Secondly, Alan stated that there is no analog radio anymore, “It’s all digital.” Nothing could be further from the truth. I suspect that Dr. Chartock is simply ignorant of the technology in spite of his title as CEO. That, in a nutshell, is the problem with IBOC technology. No one in a position of authority seems to understand what it is all about. While the technical spec looks better for main channel IBOC vs. analog FM if one is considering total frequency response only. Unfortunately, to attain that 20 kHz spec, some very aggressive bit reduction is required to make the digital signal conform with the alloted bandwidth. A well designed and maintained analog FM station will sound as good as any IBOC signal out there. Add to that, the difficulty receiving the IBOC signal in mobile environments or lack of building penatration of the IBOC signal, and the digital carrier is far inferior to the analog stereo system that has been in use since 1961.
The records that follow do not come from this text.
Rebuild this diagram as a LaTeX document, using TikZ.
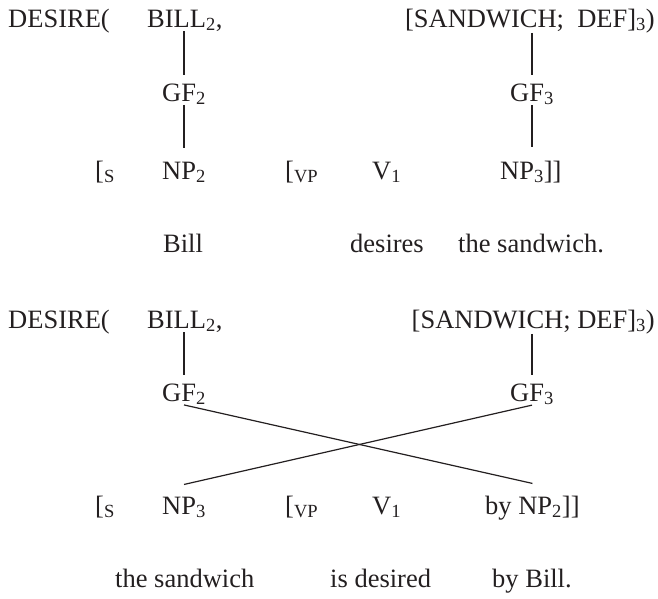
\documentclass[tikz,border=0pt]{standalone}
\usepackage{fontspec}
\setmainfont{Liberation Serif}
\usetikzlibrary{positioning,calc}
\definecolor{ink}{HTML}{231F20}

\begin{document}
\begin{tikzpicture}[x=1pt,y=-1pt,
  every node/.style={inner sep=0pt,text=ink,font=\fontsize{26.5}{31}\selectfont},
  word/.style={anchor=base west},
  wordr/.style={anchor=base east},
  link/.style={ink,line width=1.2pt}]
 \useasboundingbox (0,0) rectangle (658,598);
 % active: Bill desires the sandwich
 \node[word] (desA) at (8,27) {DESIRE(};
 \node[word] (billA) at (147,27) {BILL\textsubscript{2},};
 \node[wordr] (sandA) at (655,27) {[SANDWICH;\ \ DEF]\textsubscript{3})};
 \node[word] (gfbA) at (162,101) {GF\textsubscript{2}};
 \node[word] (gfsA) at (510,101) {GF\textsubscript{3}};
 \node[word] (sA) at (95,179) {[\textsubscript{S}};
 \node[word] (npbA) at (162,179) {NP\textsubscript{2}};
 \node[word] (vpA) at (285,179) {[\textsubscript{VP}};
 \node[word] (vA) at (372,179) {V\textsubscript{1}};
 \node[word] (npsA) at (500,179) {NP\textsubscript{3}]]};
 \node[word] (billwA) at (163,252) {Bill};
 \node[word] (desiresA) at (350,252) {desires};
 \node[word] (sandwA) at (458,252) {the sandwich.};
 \draw[link,shorten >=8pt] (gfbA.north |- billA.south) -- (gfbA.north);
 \draw[link,shorten >=13pt] (gfbA.south) -- (gfbA.south |- npbA.north);
 \draw[link,shorten >=8pt] (gfsA.north |- sandA.south) -- (gfsA.north);
 \draw[link,shorten >=13pt] (gfsA.south) -- (gfsA.south |- npsA.north);
 % passive: the sandwich is desired by Bill
 \node[word] (desB) at (8,328) {DESIRE(};
 \node[word] (billB) at (147,328) {BILL\textsubscript{2},};
 \node[wordr] (sandB) at (655,328) {[SANDWICH; DEF]\textsubscript{3})};
 \node[word] (gfbB) at (162,401) {GF\textsubscript{2}};
 \node[word] (gfsB) at (510,401) {GF\textsubscript{3}};
 \node[word] (sB) at (95,514) {[\textsubscript{S}};
 \node[word] (npsB) at (162,514) {NP\textsubscript{3}};
 \node[word] (vpB) at (285,514) {[\textsubscript{VP}};
 \node[word] (vB) at (372,514) {V\textsubscript{1}};
 \node[word] (byB) at (485,514) {by NP\textsubscript{2}]]};
 \node[word] (sandwB) at (115,587) {the sandwich};
 \node[word] (desiresB) at (330,587) {is desired};
 \node[word] (billwB) at (492,587) {by Bill.};
 \draw[link,shorten >=8pt] (gfbB.north |- billB.south) -- (gfbB.north);
 \draw[link,shorten >=8pt] (gfsB.north |- sandB.south) -- (gfsB.north);
 \draw[link] (gfbB.south) -- ($(byB.north)+(0,-12)$);
 \draw[link] ($(npsB.north)+(0,-12)$) -- (gfsB.south);
\end{tikzpicture}
\end{document}
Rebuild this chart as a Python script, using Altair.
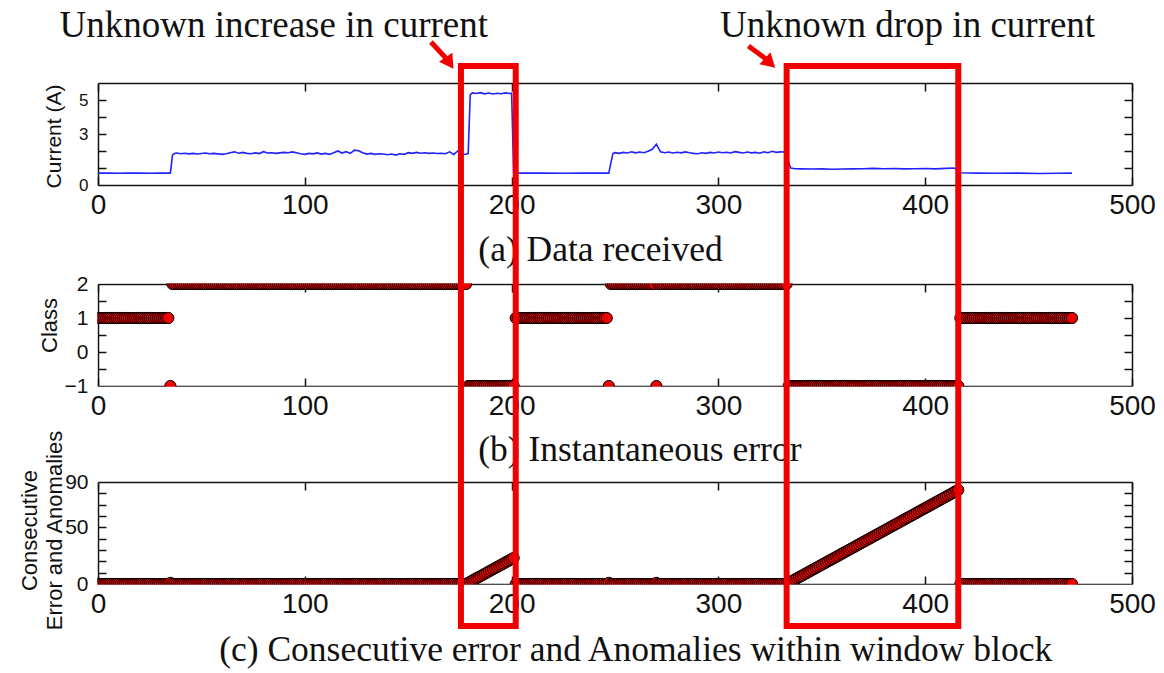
import altair as alt
import pandas as pd

W, H = 1164, 673
X0_PX, X1_PX = 98, 1132
X_TICKS = [0, 100, 200, 300, 400, 500]

# ---- panel (a): current (A) ----
cur_x = [0, 5, 10, 15, 20, 25, 30, 35, 36, 37,
         38, 40, 42, 44, 46, 48, 50, 52, 54, 56, 58, 60, 62, 64, 66, 68, 70, 72, 74, 76,
         78, 80, 82, 84, 86, 88, 90, 92, 94, 96, 98, 100, 102, 104, 106, 108, 110, 112, 114, 116,
         118, 120, 122, 124, 126, 128, 130, 132, 134, 136, 138, 140, 142, 144, 146, 148, 150, 152, 154, 156,
         158, 160, 162, 164, 166, 168, 170, 172, 174, 176, 178, 179,
         180, 181, 183, 185, 187, 189, 191, 193, 195, 197, 199, 200, 201,
         205, 215, 225, 235, 245, 247, 248, 249,
         250, 252, 254, 256, 258, 260, 262, 264, 266, 268, 270, 272, 274, 276, 278, 280, 282, 284, 286, 288,
         290, 292, 294, 296, 298, 300, 302, 304, 306, 308, 310, 312, 314, 316, 318, 320, 322, 324, 326, 328,
         330, 332, 333, 334, 335, 337,
         340, 345, 350, 355, 360, 365, 370, 375, 380, 385, 390, 395, 400, 405, 410, 414, 416, 417,
         425, 435, 445, 455, 465, 471]
cur_y = [0.70, 0.70, 0.69, 0.70, 0.70, 0.69, 0.70, 0.70, 1.75, 1.85,
         1.88, 1.84, 1.87, 1.83, 1.86, 1.82, 1.85, 1.88, 1.84, 1.86, 1.83, 1.80, 1.84, 1.90, 1.95, 1.87, 1.92, 1.86, 1.84, 1.89,
         1.85, 1.96, 1.88, 1.90, 1.86, 1.89, 1.92, 1.90, 1.95, 1.90, 1.84, 1.80, 1.86, 1.83, 1.89, 1.82, 1.86, 1.80, 1.90, 2.00,
         1.88, 1.96, 1.86, 2.05, 2.02, 1.90, 1.82, 1.86, 1.80, 1.84, 1.82, 1.78, 1.82, 1.76, 1.84, 1.80, 1.90, 1.86, 1.92, 1.87,
         1.90, 1.86, 1.88, 1.85, 1.87, 1.84, 1.95, 1.80, 2.00, 1.78, 1.82, 1.85,
         5.30, 5.42, 5.38, 5.43, 5.36, 5.41, 5.35, 5.40, 5.37, 5.42, 5.38, 5.40, 0.72,
         0.70, 0.70, 0.69, 0.70, 0.70, 0.70, 1.30, 1.85,
         1.90, 1.86, 1.92, 1.88, 1.95, 1.89, 1.94, 1.90, 1.98, 2.10, 2.40, 1.95, 1.90, 1.94, 1.88, 1.93, 1.89, 1.95, 1.90, 1.86,
         1.84, 1.90, 1.86, 1.92, 1.88, 1.94, 1.90, 1.93, 1.88, 1.96, 1.92, 1.88, 1.94, 1.89, 1.92, 1.87, 1.95, 1.90, 1.98, 1.92,
         1.95, 1.94, 1.96, 1.30, 1.00, 0.96,
         0.95, 0.94, 0.95, 0.93, 0.94, 0.95, 0.96, 0.98, 0.96, 0.97, 0.95, 0.96, 0.97, 0.95, 0.98, 1.00, 0.85, 0.72,
         0.70, 0.69, 0.70, 0.68, 0.69, 0.70]

# ---- panel (b): class, as runs (start, end, class) ----
class_runs = [(0, 34, 1), (35, 35, -1), (36, 178, 2), (179, 201, -1), (202, 246, 1),
              (247, 247, -1), (248, 269, 2), (270, 270, -1), (271, 333, 2),
              (334, 416, -1), (417, 471, 1)]

# ---- panel (c): consecutive error, runs of constant value plus two ramps ----
err_runs = [(0, 34, 0), (35, 35, 1), (36, 178, 0), (202, 246, 0), (247, 247, 1),
            (248, 269, 0), (270, 270, 1), (271, 333, 0), (417, 471, 0)]
ramp1_start = 179
ramp1 = [1, 2, 3, 4, 5, 6, 7, 8, 9, 10, 11, 12, 13, 14, 15, 16, 17, 18, 19, 20, 21, 22, 23]
ramp2_start = 334
ramp2 = [1, 2, 3, 4, 5, 6, 7, 8, 9, 10, 11, 12, 13, 14, 15, 16, 17, 18, 19, 20,
         21, 22, 23, 24, 25, 26, 27, 28, 29, 30, 31, 32, 33, 34, 35, 36, 37, 38, 39, 40,
         41, 42, 43, 44, 45, 46, 47, 48, 49, 50, 51, 52, 53, 54, 55, 56, 57, 58, 59, 60,
         61, 62, 63, 64, 65, 66, 67, 68, 69, 70, 71, 72, 73, 74, 75, 76, 77, 78, 79, 80,
         81, 82, 83]

# annotations
box_x0 = [175.5, 333.0]
box_x1 = [202.0, 416.0]
notes = ["Unknown increase in current", "Unknown drop in current"]
note_x = [85, 391.5]
arrow_tail_x = [161.0, 314.5]
arrow_head_x = [170.0, 325.0]
arrow_angle = [146, 133]
captions = ["(a) Data received", "(b) Instantaneous error",
            "(c) Consecutive error and Anomalies within window block"]
caption_x = [243, 262, 260]

# ---------- build tables ----------
df_cur = pd.DataFrame({"x": cur_x, "y": cur_y})

cls_rows = []
for s, e, c in class_runs:
    for xv in range(s, e + 1):
        cls_rows.append((xv, c))
df_cls = pd.DataFrame(cls_rows, columns=["x", "cls"])

err_rows = []
for s, e, v in err_runs:
    for xv in range(s, e + 1):
        err_rows.append((xv, v))
for i, v in enumerate(ramp1):
    err_rows.append((ramp1_start + i, v))
for i, v in enumerate(ramp2):
    err_rows.append((ramp2_start + i, v))
df_err = pd.DataFrame(err_rows, columns=["x", "err"]).sort_values("x")

panels = {
    "a": dict(domain=[0, 6], top=83, bottom=185, labels=[0, 3, 5], ticks=[1, 2, 3, 4, 5],
              lfs=17, title="Current (A)", tfs=21, tx=54, ty=136),
    "b": dict(domain=[-1, 2], top=284, bottom=386, labels=[-1, 0, 1, 2],
              ticks=[-0.5, 0, 0.5, 1, 1.5], lfs=21, title="Class", tfs=22, tx=49, ty=325),
    "c": dict(domain=[0, 90], top=482, bottom=584, labels=[0, 50, 90],
              ticks=[10, 20, 30, 40, 50, 60, 70, 80], lfs=21,
              title=["Consecutive", "Error and Anomalies"], tfs=22, tx=29, ty=530),
}

INK = "#111111"
RED = "#f00000"


def xscale():
    return alt.Scale(domain=[0, 500], range=[X0_PX, X1_PX], nice=False, zero=False)


def yscale(p):
    return alt.Scale(domain=p["domain"], range=[p["bottom"], p["top"]], nice=False, zero=False)


def label_x_axis(p):
    return alt.Axis(orient="bottom", offset=p["bottom"] - H, values=X_TICKS, ticks=False, tickSize=0,
                    domain=True, domainColor=INK, domainWidth=1.5, labels=True,
                    labelFont="Liberation Sans", labelFontSize=28, labelPadding=6,
                    labelFlush=False, labelColor=INK, grid=False, title=None)


def label_y_axis(p):
    return alt.Axis(orient="left", offset=-X0_PX, values=p["labels"], ticks=False, tickSize=0,
                    domain=True, domainColor=INK, domainWidth=1.5,
                    labelFont="Liberation Sans", labelFontSize=p["lfs"], labelPadding=10,
                    labelFlush=False, labelColor=INK, grid=False,
                    title=p["title"], titleFont="Liberation Sans", titleFontSize=p["tfs"],
                    titleFontWeight="normal", titleColor=INK, titleAngle=270,
                    titleBaseline="middle", titleAlign="center", titleLineHeight=25,
                    titleX=p["tx"] - X0_PX, titleY=p["ty"])


def tick_layers(p):
    d = pd.DataFrame({"x": [0, 500], "y": p["domain"]})
    inner = alt.Chart(d).mark_point(opacity=0).encode(
        x=alt.X("x:Q", scale=xscale(),
                axis=alt.Axis(orient="top", offset=-p["bottom"], values=X_TICKS, ticks=True,
                              tickSize=8, tickColor=INK, tickWidth=1.5, labels=False,
                              domain=False, grid=False, title=None)),
        y=alt.Y("y:Q", scale=yscale(p),
                axis=alt.Axis(orient="right", offset=X0_PX - W, values=p["ticks"], ticks=True,
                              tickSize=8, tickColor=INK, tickWidth=1.5, labels=False,
                              domain=False, grid=False, title=None)),
    )
    outer = alt.Chart(d).mark_point(opacity=0).encode(
        x=alt.X("x:Q", scale=xscale(),
                axis=alt.Axis(orient="bottom", offset=p["top"] - H, values=X_TICKS, ticks=True,
                              tickSize=8, tickColor=INK, tickWidth=1.5, labels=False,
                              domain=True, domainColor=INK, domainWidth=1.5, grid=False, title=None)),
        y=alt.Y("y:Q", scale=yscale(p),
                axis=alt.Axis(orient="left", offset=-X1_PX, values=p["ticks"], ticks=True,
                              tickSize=8, tickColor=INK, tickWidth=1.5, labels=False,
                              domain=True, domainColor=INK, domainWidth=1.5, grid=False, title=None)),
    )
    return [inner, outer]


def mask_layer(p, y0, y1, x0=0, x1=500):
    d = pd.DataFrame({"x": [x0], "x2": [x1], "y": [y0], "y2": [y1]})
    return alt.Chart(d).mark_rect(color="white").encode(
        x=alt.X("x:Q", scale=xscale(), axis=None), x2="x2:Q",
        y=alt.Y("y:Q", scale=yscale(p), axis=None), y2="y2:Q")


pA, pB, pC = panels["a"], panels["b"], panels["c"]

layers = []

DOT = 125

# panel a
layers.append(alt.Chart(df_cur).mark_line(color="#2222ff", strokeWidth=1.6).encode(
    x=alt.X("x:Q", scale=xscale(), axis=label_x_axis(pA)),
    y=alt.Y("y:Q", scale=yscale(pA), axis=label_y_axis(pA))))
layers += tick_layers(pA)

# panel b
layers.append(alt.Chart(df_cls).mark_circle(size=DOT, color="#ee0000", opacity=1,
                                            stroke="#000000", strokeWidth=1).encode(
    x=alt.X("x:Q", scale=xscale(), axis=label_x_axis(pB)),
    y=alt.Y("cls:Q", scale=yscale(pB), axis=label_y_axis(pB))))
layers += tick_layers(pB)
layers.append(mask_layer(pB, 2.025, 2.3, -5, 505))
layers.append(mask_layer(pB, -1.025, -1.25, -5, 505))
layers.append(mask_layer(pB, -1.25, 2.3, -4, -0.4))

# panel c
layers.append(alt.Chart(df_err).mark_circle(size=DOT, color="#ee0000", opacity=1,
                                            stroke="#000000", strokeWidth=1).encode(
    x=alt.X("x:Q", scale=xscale(), axis=label_x_axis(pC)),
    y=alt.Y("err:Q", scale=yscale(pC), axis=label_y_axis(pC))))
layers += tick_layers(pC)
layers.append(mask_layer(pC, -0.7, -6.5, -5, 505))
layers.append(mask_layer(pC, -6.5, 95, -4, -0.4))

# captions
df_cap = pd.DataFrame({"t": captions, "x": caption_x, "py": [250, 450, 650]})
for i in range(3):
    layers.append(alt.Chart(df_cap.iloc[[i]]).mark_text(
        font="Liberation Serif", fontSize=35.5, color=INK, align="center", baseline="middle").encode(
        x=alt.X("x:Q", scale=xscale(), axis=None), y=alt.value(int(df_cap.py.iloc[i])), text="t:N"))

# notes
df_notes = pd.DataFrame({"t": notes, "x": note_x})
layers.append(alt.Chart(df_notes).mark_text(
    font="Liberation Serif", fontSize=37, color=INK, align="center", baseline="middle").encode(
    x=alt.X("x:Q", scale=xscale(), axis=None), y=alt.value(26), text="t:N"))

# red boxes
df_box = pd.DataFrame({"x0": box_x0, "x1": box_x1})
layers.append(alt.Chart(df_box).mark_rect(fill="white", fillOpacity=0, stroke=RED, strokeWidth=6,
                                          strokeJoin="miter").encode(
    x=alt.X("x0:Q", scale=xscale(), axis=None), x2="x1:Q",
    y=alt.value(66), y2=alt.value(626)))

# arrows
for i in range(2):
    dfa = pd.DataFrame({"xt": [arrow_tail_x[i]], "xh": [arrow_head_x[i]]})
    y_tail = 42 if i == 0 else 46
    layers.append(alt.Chart(dfa).mark_rule(color=RED, strokeWidth=5).encode(
        x=alt.X("xt:Q", scale=xscale(), axis=None), x2="xh:Q",
        y=alt.value(y_tail), y2=alt.value(62)))
    layers.append(alt.Chart(dfa).mark_point(shape="triangle-up", filled=True, color=RED, opacity=1,
                                            size=260, angle=arrow_angle[i]).encode(
        x=alt.X("xh:Q", scale=xscale(), axis=None), y=alt.value(63)))

chart = alt.layer(*layers).resolve_scale(x="independent", y="independent").resolve_axis(
    x="independent", y="independent").properties(
    width=W, height=H, padding={"left": 0, "top": 0, "right": 0, "bottom": 0},
    autosize=alt.AutoSizeParams(type="none"), background="white"
).configure_view(strokeWidth=0)

chart.save("out.html", embed_options={"renderer": "svg", "actions": False})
Most broadcasters see it as an opportunity for second program channel on the HD-2 carrier. While that is one advantage of the technology, doing so means a revenue sharing agreement with Ibiquity. If the main channels use aggressive bit reduction schemes, the second and third channel use bit reduction butchery. If the audio quality of Sirius Satellite radio sounded bad, this sounds worse. The quality of such secondary data streams is so low and I would think that organizations such as NPR and CPB, both of which pride them selves on the quality of their product would not want to degrade it thus.
Finally, IBOC (HD radio®) is not the same as HDTV. On the TV side of things the HD stands for “High Definition.” This notes an actual improvement to TV technology by increased picture size and screen definition. On the radio side of things the HD stands for nothing, it is merely two letters that Ibiquity chose to represent its IBOC system. The fact that the letters are “H” and “D” is a coincidence.